▶ WHAT TO WORK ON
Find and return each line containing "picture".

____

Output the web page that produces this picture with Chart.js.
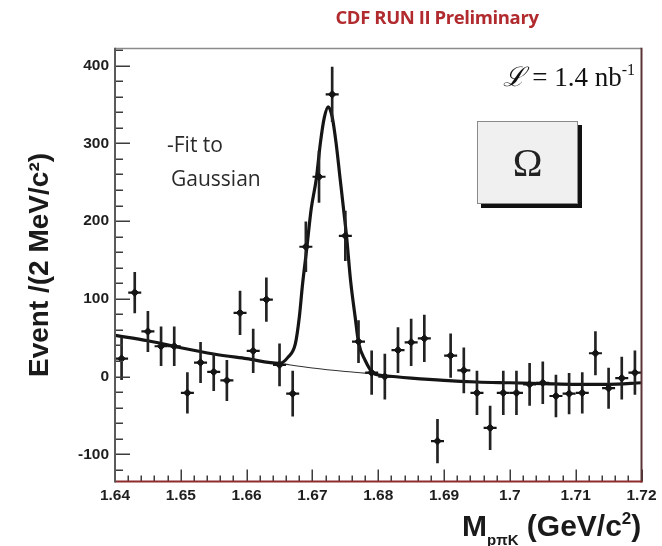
<!DOCTYPE html>
<html><head><meta charset="utf-8">
<script src="https://cdn.jsdelivr.net/npm/chart.js@4.4.0/dist/chart.umd.min.js"></script>
<style>
html,body{margin:0;padding:0;background:#fff;}
#wrap{position:relative;width:662px;height:546px;overflow:hidden;background:#fff;}
canvas{position:absolute;left:0;top:0;}
.t{position:absolute;white-space:nowrap;}
#title{left:437px;top:4px;transform:translateX(-50%);font-family:"Open Sans";font-weight:700;font-size:18.5px;color:#b02a2e;letter-spacing:-0.4px;}
#fit{left:167px;top:127px;font-family:"Open Sans";font-size:21px;color:#2a2a2a;line-height:34px;}
#lumi{right:27px;top:62px;font-family:"Liberation Serif";font-size:27px;color:#111;line-height:30px;}
#lumi .sup{font-size:16px;position:relative;top:-11px;}
#omega{left:477px;top:121px;width:99px;height:81px;border:1px solid #8a8a8a;background:#f0f0f0;box-shadow:4px 4px 0 #111;font-family:"Liberation Serif";font-size:40px;color:#222;display:flex;align-items:center;justify-content:center;}
#xtitle{left:462px;top:511px;font-family:"Liberation Sans";font-weight:700;font-size:30px;color:#1a1a1a;line-height:30px;}
#xtitle .sub{font-size:15px;position:relative;top:9px;}
#xtitle .sup{font-size:17px;position:relative;top:-12px;}
</style></head><body>
<div id="wrap">
<canvas id="c" width="662" height="546"></canvas>
<div class="t" id="title">CDF RUN II Preliminary</div>
<div class="t" id="fit">-Fit to<br><span style="padding-left:4px">Gaussian</span></div>
<div class="t" id="lumi"><i>ℒ</i> = 1.4 nb<span class="sup">-1</span></div>
<div class="t" id="omega">Ω</div>
<div class="t" id="xtitle">M<span class="sub">pπK</span> (GeV/c<span class="sup">2</span>)</div>
</div>
<script>
// ---- data ----
const binCenters = [1.641,1.643,1.645,1.647,1.649,1.651,1.653,1.655,1.657,1.659,
                    1.661,1.663,1.665,1.667,1.669,1.671,1.673,1.675,1.677,1.679,
                    1.681,1.683,1.685,1.687,1.689,1.691,1.693,1.695,1.697,1.699,
                    1.701,1.703,1.705,1.707,1.709,1.711,1.713,1.715,1.717,1.719];
const counts = [23,108,58,39,39,-21,18,6,-5,82,
                33,99,15,-22,167,257,363,181,45,5,
                0,34,44,49,-83,27,8,-21,-66,-21,
                -21,-10,-8,-25,-22,-21,30,-15,-2,5];
const errors = [27,26,26,25,25,26,26,24,26,28,
                28,28,27,29,32,33,35,32,27,28,
                29,29,30,30,28,28,29,28,28,28,
                28,27,27,27,26,26,28,26,27,28];
// total fit (Gaussian + background)
const fitX = [1.640,1.645,1.650,1.655,1.660,1.665,1.6663,1.6674,1.6680,1.6685,1.6691,1.6698,1.6706,1.6712,1.6718,1.6724,
              1.6730,1.6736,1.6742,1.6748,1.6752,1.6758,1.6765,1.6770,1.6780,1.6793,1.681,1.685,1.690,1.695,1.700,1.705,1.710,1.715,1.720];
const fitY = [53,46,37,29,23,17,25,42,76,119,162,215,255,300,333,347,
              334,300,255,210,179,123,76,44,21,4,1,-2,-5,-7,-8,-9,-10,-10,-8];
// background only (thin line under the peak)
const bgX = [1.665,1.670,1.675,1.680];
const bgY = [17,11,6.5,3];
// axes
const xRange = [1.64, 1.72];
const yRange = [-135, 422];
const xMinorStep = 0.002;
const yMinorStep = 20;
const yMajorStep = 100;

const ink = '#151515';

const frameTicks = {
  id: 'frameTicks',
  afterDraw(chart) {
    const {ctx, chartArea: a, scales: {x, y}} = chart;
    ctx.save();
    ctx.strokeStyle = '#3c3c3c';
    ctx.lineWidth = 1.5;
    ctx.beginPath();
    y.ticks.forEach(t => {
      const py = Math.round(y.getPixelForValue(t.value)) + 0.25;
      const len = (Math.round(t.value) % yMajorStep === 0) ? 15 : 8;
      ctx.moveTo(a.left, py); ctx.lineTo(a.left + len, py);
    });
    x.ticks.forEach(t => {
      const px = Math.round(x.getPixelForValue(t.value)) + 0.25;
      const major = Math.round(t.value * 1000) % 10 === 0;
      const len = major ? 12 : 6;
      ctx.moveTo(px, a.bottom); ctx.lineTo(px, a.bottom - len);
    });
    ctx.stroke();
    const seg = (c, w, x1, y1, x2, y2) => {
      ctx.strokeStyle = c; ctx.lineWidth = w;
      ctx.beginPath(); ctx.moveTo(x1, y1); ctx.lineTo(x2, y2); ctx.stroke();
    };
    seg('#8a8a8a', 1.5, a.left, a.top, a.right, a.top);
    seg('#5a3434', 2, a.right, a.top - 0.75, a.right, a.bottom + 1);
    seg('#8e2b2b', 2, a.left, a.bottom, a.right + 1, a.bottom);
    seg('#5a5a5a', 2, a.left, a.top - 0.75, a.left, a.bottom + 1);
    ctx.restore();
  }
};

const tickFont = {family: 'Liberation Sans', weight: 'bold', size: 15.5};

new Chart(document.getElementById('c'), {
  type: 'bar',
  data: {
    datasets: [
      {
        type: 'scatter', label: 'points', order: 1,
        data: binCenters.map((x, i) => ({x, y: counts[i]})),
        pointStyle: 'rectRot', pointRadius: 3.8,
        backgroundColor: ink, borderColor: ink, borderWidth: 1
      },
      {
        type: 'scatter', label: 'xerr', order: 1,
        data: binCenters.map((x, i) => ({x, y: counts[i]})),
        pointStyle: 'line', pointRadius: 6.5,
        borderColor: ink, borderWidth: 2.2
      },
      {
        type: 'bar', label: 'yerr', order: 2,
        data: binCenters.map((x, i) => ({x, y: [counts[i] - errors[i], counts[i] + errors[i]]})),
        backgroundColor: '#222', borderWidth: 0, barThickness: 2, grouped: false
      },
      {
        type: 'line', label: 'fit', order: 3,
        data: fitX.map((x, i) => ({x, y: fitY[i]})),
        borderColor: ink, borderWidth: 3.2, pointRadius: 0, fill: false,
        cubicInterpolationMode: 'monotone'
      },
      {
        type: 'line', label: 'background', order: 4,
        data: bgX.map((x, i) => ({x, y: bgY[i]})),
        borderColor: '#333', borderWidth: 1.1, pointRadius: 0, fill: false,
        cubicInterpolationMode: 'monotone'
      }
    ]
  },
  options: {
    responsive: false,
    animation: false,
    devicePixelRatio: 1,
    layout: {padding: {left: 10, right: 20.5, top: 48.5, bottom: 0}},
    plugins: {legend: {display: false}, tooltip: {enabled: false}, title: {display: false}},
    scales: {
      x: {
        type: 'linear', min: xRange[0], max: xRange[1], offset: false,
        grid: {display: false, drawTicks: false, offset: false},
        border: {display: false},
        ticks: {
          stepSize: xMinorStep, maxTicksLimit: 50, autoSkip: false, maxRotation: 0,
          padding: 5, color: '#1e1e1e', font: tickFont,
          callback: v => { const k = Math.round(v * 1000); return k % 10 === 0 ? String(k / 1000) : ''; }
        },
        afterFit: s => { s.height = 64.5; }
      },
      y: {
        type: 'linear', min: yRange[0], max: yRange[1],
        grid: {display: false, drawTicks: false},
        border: {display: false},
        ticks: {
          stepSize: yMinorStep, maxTicksLimit: 40, autoSkip: false, includeBounds: false,
          padding: 6, color: '#1e1e1e', font: tickFont,
          callback: v => (Math.round(v) % yMajorStep === 0 ? String(Math.round(v)) : '')
        },
        title: {
          display: true, text: 'Event /(2 MeV/c²)', color: '#1a1a1a',
          font: {family: 'Liberation Sans', weight: 'bold', size: 28},
          padding: {top: 13, bottom: 0}
        },
        afterFit: s => { s.width = 105; }
      }
    }
  },
  plugins: [frameTicks]
});
</script>
</body></html>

____

▶ SOLUTION FOR THIS TASK
Output the web page that produces this picture with Chart.js.

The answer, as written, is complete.